Siema mirki i mirabelki!
Tak sobie myślę, że te wybory prezydenckie będą najdziwniejszymi w historii z racji nadzwyczajnej sytuacji związanej z pandemią. Poza całą tą katastrofalną wizją jak zwykle pojawiają się okazję i myślę, że jednej z nich nie można przepuścić. Tą okazją jest wprowadzenie głosowania przez internet - a można to zrobić dość łatwo - przy wykorzystaniu indywidualnego profilu zaufanego. Już teraz przy jego pomocy wysyłamy pełnoprawnie pit przez internet, za jego pomocą wyrabiamy duplikat dowodu tożsamości bez wychodzenia z domu, pozwala zweryfikować tożsamość. To dlaczego nie miałby zweryfikować podpisu na karcie do głosowania - potrzebny jest nowy projekt mWybory.
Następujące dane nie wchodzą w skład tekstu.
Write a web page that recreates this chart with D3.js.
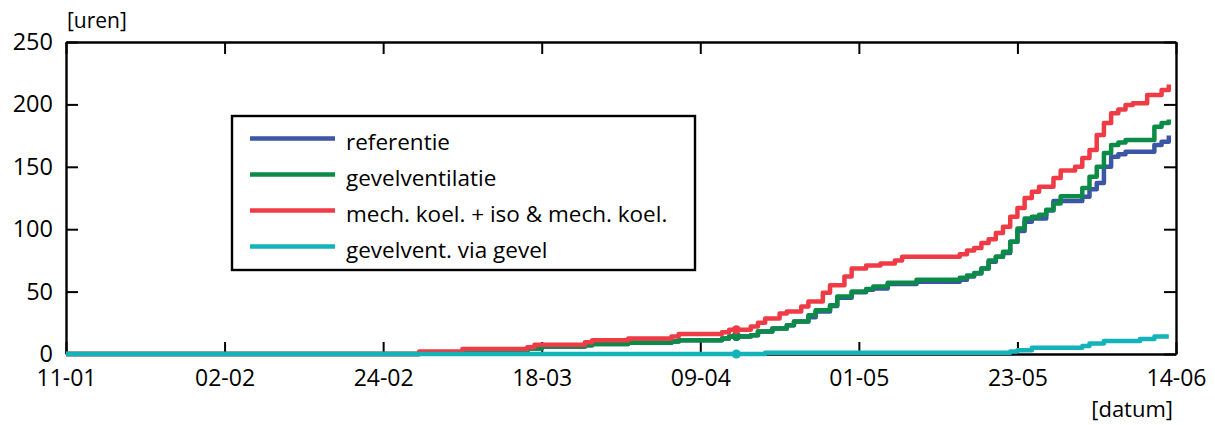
<!DOCTYPE html>
<html>
<head>
<meta charset="utf-8">
<script src="https://cdn.jsdelivr.net/npm/d3@7"></script>
<style>
  html, body { margin: 0; padding: 0; background: #fff; }
  svg { display: block; font-family: "Open Sans", "Noto Sans", sans-serif; }
</style>
</head>
<body>
<svg id="chart" width="1215" height="425"></svg>
<script>
// Cumulative hours above the comfort limit, per variant: [date (dd-mm), hours]
const referentie = [
  ["11-01", 0], ["01-03", 1], ["07-03", 2], ["16-03", 4.5], ["18-03", 6],
  ["24-03", 7], ["25-03", 8], ["30-03", 9], ["05-04", 10], ["06-04", 11],
  ["12-04", 12.5], ["13-04", 14], ["16-04", 15], ["17-04", 18], ["19-04", 20.5],
  ["21-04", 23], ["22-04", 26], ["24-04", 29.5], ["25-04", 34], ["27-04", 38.5],
  ["28-04", 45], ["30-04", 49.5], ["02-05", 51.5], ["03-05", 52.5], ["05-05", 56],
  ["09-05", 57.8], ["15-05", 59.5], ["16-05", 62], ["17-05", 64.5], ["18-05", 68.5],
  ["19-05", 74], ["20-05", 78], ["21-05", 81], ["22-05", 90], ["23-05", 98.5],
  ["24-05", 106], ["25-05", 108.5], ["27-05", 115], ["28-05", 122.5], ["01-06", 126],
  ["02-06", 132], ["03-06", 137], ["04-06", 150], ["05-06", 158], ["06-06", 160],
  ["07-06", 162], ["11-06", 167.5], ["12-06", 170], ["13-06", 175]
];

const gevelventilatie = [
  ["11-01", 0], ["01-03", 1], ["07-03", 2], ["16-03", 4.5], ["18-03", 6],
  ["24-03", 7], ["25-03", 8], ["30-03", 9], ["05-04", 10], ["06-04", 11],
  ["12-04", 12.5], ["13-04", 14], ["16-04", 15], ["17-04", 18], ["19-04", 20.5],
  ["21-04", 23], ["22-04", 26], ["24-04", 31], ["25-04", 35], ["27-04", 39],
  ["28-04", 46], ["30-04", 50], ["02-05", 52], ["03-05", 54], ["05-05", 57],
  ["09-05", 59.5], ["15-05", 61], ["16-05", 63], ["17-05", 65], ["18-05", 68.5],
  ["19-05", 75], ["20-05", 78], ["21-05", 82], ["22-05", 90], ["23-05", 100.5],
  ["24-05", 108.5], ["25-05", 110], ["26-05", 111.5], ["27-05", 115.5], ["28-05", 120.5],
  ["29-05", 126.5], ["01-06", 133], ["02-06", 142], ["03-06", 150], ["04-06", 161],
  ["05-06", 167.5], ["06-06", 169.5], ["07-06", 171.5], ["11-06", 182], ["12-06", 185],
  ["13-06", 188]
];

const mechKoel = [
  ["11-01", 0], ["01-03", 2], ["07-03", 4], ["16-03", 5.5], ["17-03", 7.5],
  ["24-03", 9.5], ["25-03", 11], ["30-03", 12.5], ["05-04", 14], ["06-04", 16],
  ["12-04", 17.5], ["13-04", 19.5], ["16-04", 22], ["17-04", 25], ["18-04", 28.5],
  ["20-04", 32.5], ["21-04", 34], ["23-04", 38], ["24-04", 42], ["26-04", 49],
  ["27-04", 55], ["29-04", 62], ["30-04", 68.5], ["02-05", 71], ["04-05", 72.5],
  ["06-05", 75], ["07-05", 78], ["15-05", 80], ["16-05", 83], ["17-05", 85],
  ["18-05", 89], ["19-05", 92], ["20-05", 97], ["21-05", 102], ["22-05", 110],
  ["23-05", 117], ["24-05", 125], ["25-05", 130], ["26-05", 134], ["28-05", 141],
  ["29-05", 147], ["31-05", 150], ["01-06", 157], ["02-06", 163.5], ["03-06", 175.5],
  ["04-06", 185], ["05-06", 193], ["06-06", 196], ["07-06", 199.5], ["08-06", 201],
  ["10-06", 207.5], ["12-06", 211.5], ["13-06", 216]
];

const gevelventViaGevel = [
  ["11-01", 0], ["18-04", 1], ["22-05", 2], ["23-05", 3], ["25-05", 5],
  ["01-06", 6.5], ["02-06", 8.5], ["04-06", 10.5], ["09-06", 12], ["11-06", 14],
  ["13-06", 14]
];

const seriesNames = [
  "referentie",
  "gevelventilatie",
  "mech. koel. + iso & mech. koel.",
  "gevelvent. via gevel"
];
const seriesColors = ["#3c55a5", "#0b8b47", "#ef3b45", "#14b3ba"];
const seriesData = [referentie, gevelventilatie, mechKoel, gevelventViaGevel];

const xTickLabels = ["11-01", "02-02", "24-02", "18-03", "09-04", "01-05", "23-05", "14-06"];
const yTickValues = [0, 50, 100, 150, 200, 250];
const markerDates = ["14-04"];

const parse = d3.utcParse("%d-%m");
const fmt = d3.utcFormat("%d-%m");

const svg = d3.select("#chart");
const m = { left: 66, right: 1176, top: 42, bottom: 354 };

const x = d3.scaleUtc()
  .domain([parse(xTickLabels[0]), parse(xTickLabels[xTickLabels.length - 1])])
  .range([m.left, m.right]);
const y = d3.scaleLinear().domain([0, 250]).range([m.bottom, m.top]);

const xTicks = xTickLabels.map(parse);
const tickLen = 12;

// Axes on all four sides with inward ticks
const axisG = svg.append("g").attr("class", "axes");
axisG.append("g")
  .attr("transform", `translate(0,${m.bottom})`)
  .call(d3.axisBottom(x).tickValues(xTicks).tickFormat(fmt)
    .tickSizeInner(-tickLen).tickSizeOuter(0).tickPadding(16))
  .call(g => g.selectAll("text").attr("font-size", 23).attr("fill", "#000")
    .attr("font-family", "Open Sans"));
axisG.append("g")
  .attr("transform", `translate(0,${m.top})`)
  .call(d3.axisTop(x).tickValues(xTicks).tickFormat("")
    .tickSizeInner(-tickLen).tickSizeOuter(0));
axisG.append("g")
  .attr("transform", `translate(${m.left},0)`)
  .call(d3.axisLeft(y).tickValues(yTickValues)
    .tickSizeInner(-tickLen).tickSizeOuter(0).tickPadding(13))
  .call(g => g.selectAll("text").attr("font-size", 23.5).attr("fill", "#000")
    .attr("font-family", "Open Sans"));
axisG.append("g")
  .attr("transform", `translate(${m.right},0)`)
  .call(d3.axisRight(y).tickValues(yTickValues).tickFormat("")
    .tickSizeInner(-tickLen).tickSizeOuter(0));
axisG.selectAll(".domain").attr("stroke", "#000").attr("stroke-width", 2.4);
axisG.selectAll(".tick line").attr("stroke", "#000").attr("stroke-width", 2);

// Axis titles
svg.append("text")
  .attr("x", m.left + 1).attr("y", 28)
  .attr("font-size", 21).attr("fill", "#000")
  .text("[uren]");
svg.append("text")
  .attr("x", 1173).attr("y", 417)
  .attr("text-anchor", "end")
  .attr("font-size", 22).attr("fill", "#000")
  .text("[datum]");

// Cumulative step curves
const line = d3.line()
  .x(d => x(parse(d[0])))
  .y(d => y(d[1]))
  .curve(d3.curveStepAfter);

const lines = svg.append("g").attr("class", "lines");
seriesData.forEach((data, i) => {
  lines.append("path")
    .datum(data)
    .attr("d", line)
    .attr("fill", "none")
    .attr("stroke", seriesColors[i])
    .attr("stroke-width", 4.5)
    .attr("stroke-linejoin", "round");
});

// Marker dots at the given dates, on each curve
const bis = d3.bisector(d => parse(d[0])).right;
const valueAt = (data, date) => data[Math.max(0, bis(data, date) - 1)][1];
markerDates.forEach(ds => {
  const dt = parse(ds);
  seriesData.forEach((data, i) => {
    lines.append("circle")
      .attr("cx", x(dt))
      .attr("cy", y(valueAt(data, dt)))
      .attr("r", 4.5)
      .attr("fill", seriesColors[i]);
  });
});

// Legend
const lg = svg.append("g").attr("class", "legend");
lg.append("rect")
  .attr("x", 232).attr("y", 116).attr("width", 463).attr("height", 154)
  .attr("fill", "#fff").attr("stroke", "#000").attr("stroke-width", 2.4);
seriesNames.forEach((name, i) => {
  const cy = 138.5 + i * 36;
  lg.append("line")
    .attr("x1", 250).attr("x2", 335).attr("y1", cy).attr("y2", cy)
    .attr("stroke", seriesColors[i]).attr("stroke-width", 4.5);
  lg.append("text")
    .attr("x", 346).attr("y", cy + 11)
    .attr("font-size", 22.5).attr("fill", "#000")
    .text(name);
});
</script>
</body>
</html>
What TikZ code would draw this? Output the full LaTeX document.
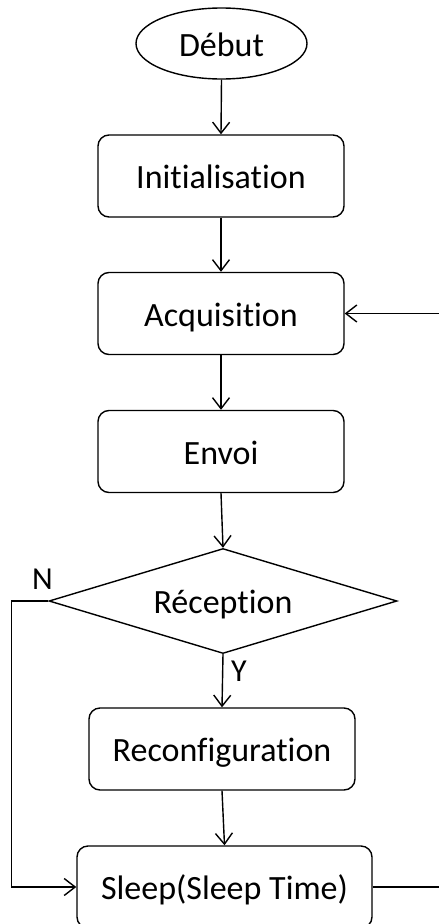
\documentclass[tikz,border=0pt]{standalone}
\usepackage{fontspec}
\setmainfont[RawFeature=-liga]{Carlito}
\usetikzlibrary{shapes.geometric,arrows.meta}
\begin{document}
\begin{tikzpicture}[x=1pt,y=-1pt,
  line width=1.4pt,
  flow/.style={-{Straight Barb[length=11pt,width=17pt]}},
  label text/.style={font=\fontsize{34}{40}\selectfont,text height=25pt,text depth=0pt},
  stepbox/.style={draw,rounded corners=11pt,minimum height=82pt,inner sep=0pt,label text},
  startnode/.style={draw,ellipse,minimum width=171pt,minimum height=71pt,inner sep=0pt,label text},
  decision/.style={draw,diamond,aspect=3.3,minimum width=348pt,minimum height=105pt,inner sep=0pt,label text},
  branch/.style={font=\fontsize{32}{36}\selectfont,inner sep=0pt}
]
\useasboundingbox (0,0) rectangle (439,924);
\clip (0,0) rectangle (439,924);

% main column of steps
\node[startnode] (debut) at (221.5,43.5) {Début};
\node[stepbox,minimum width=246pt] (init) at (221,176) {Initialisation};
\node[stepbox,minimum width=246pt] (acq) at (221,313.5) {Acquisition};
\node[stepbox,minimum width=246pt] (envoi) at (221,451.5) {Envoi};
\node[decision] (recep) at (223,601) {Réception};
\node[stepbox,minimum width=266pt] (reconf) at (222,749) {Reconfiguration};
\node[stepbox,minimum width=295pt] (sleep) at (224.5,887) {Sleep(Sleep Time)};

% branch labels
\node[branch] (nlab) at (42.5,579) {N};
\node[branch] (ylab) at (239,671) {Y};

% connectors
\draw[flow] (debut.south) -- (init.north);
\draw[flow] (init.south) -- (acq.north);
\draw[flow] (acq.south) -- (envoi.north);
\draw[flow] (envoi.south) -- (recep.north);
\draw[flow] (recep.south) -- (reconf.north);
\draw[flow] (reconf.south) -- (sleep.north);
\draw[flow] (recep.west) -- ++(-37,0) |- (sleep.west);
\draw[flow] (sleep.east) -- ++(80,0) |- (acq.east);
\end{tikzpicture}
\end{document}
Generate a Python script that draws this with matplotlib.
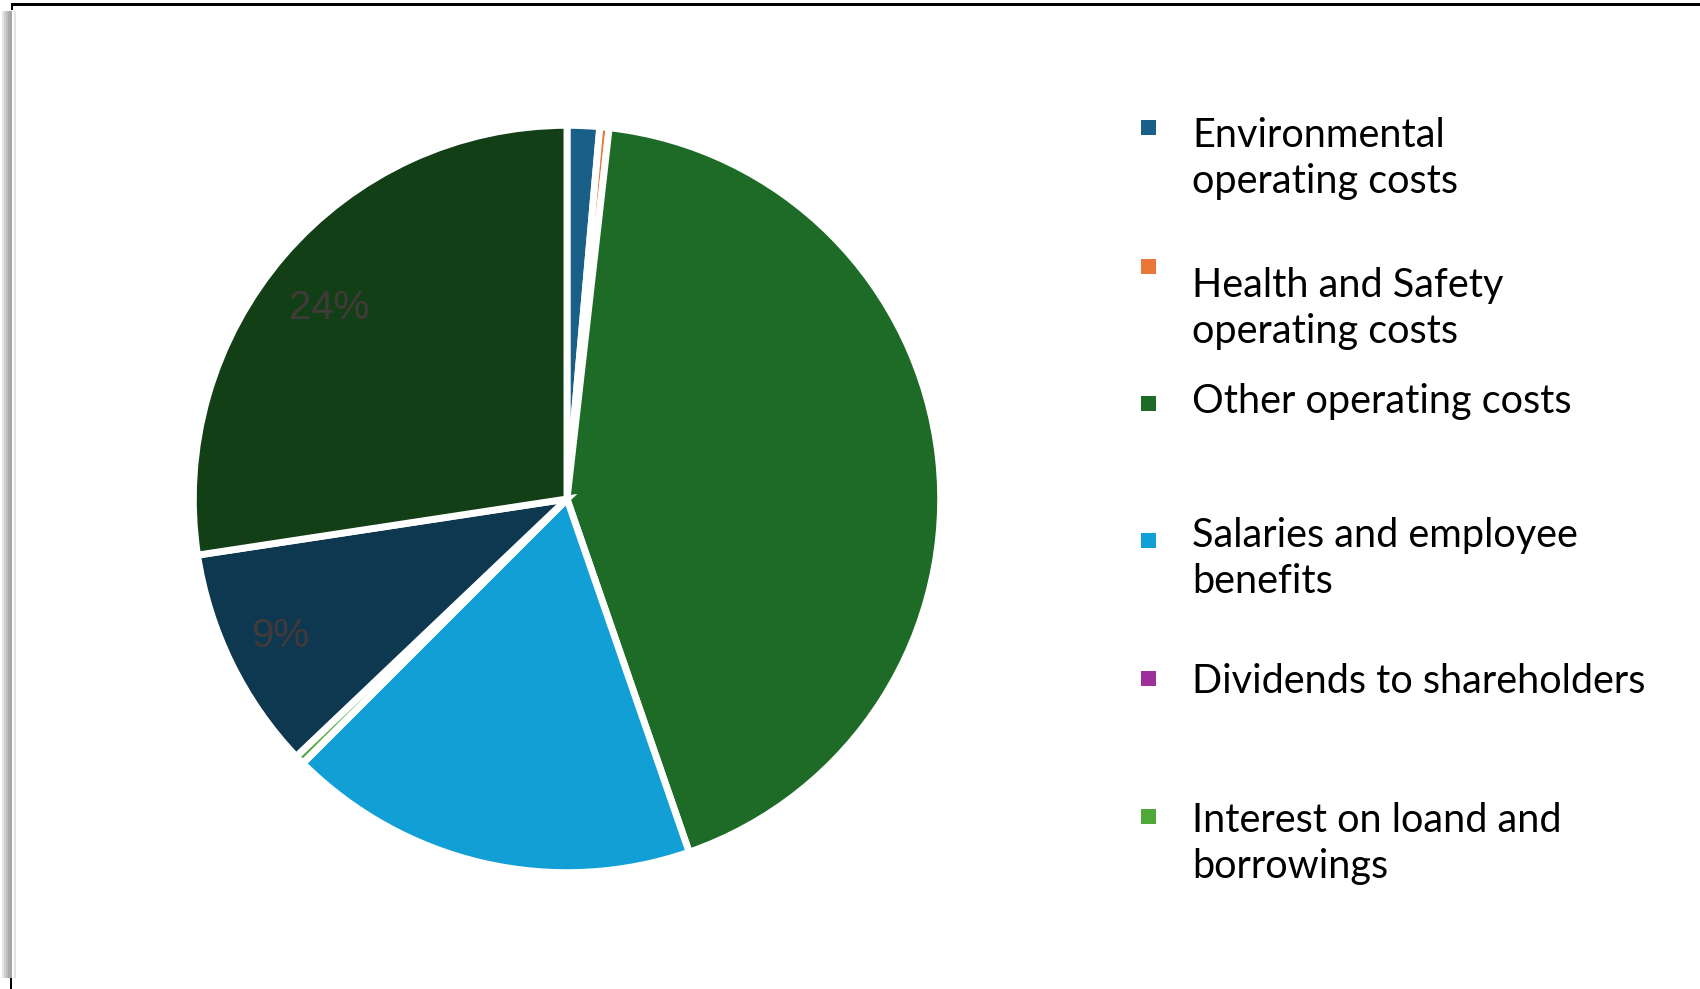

Oczywiście to wszystko wymaga przygotowań a przede wszystkim konkretnych ludzi i tutaj moje pytanie do jak dotrzeć z tym pomysłem do Konfederacji. Wiadomo, że nie w smak to będzie głownie starym dziadom przy korycie, którzy teraz korzystają na tym, że młodzi nie głosują. Okazja jest niepowtarzalna, pomysł w pełni uzasadniony tylko kwestia zaplanowania i chęci do działania.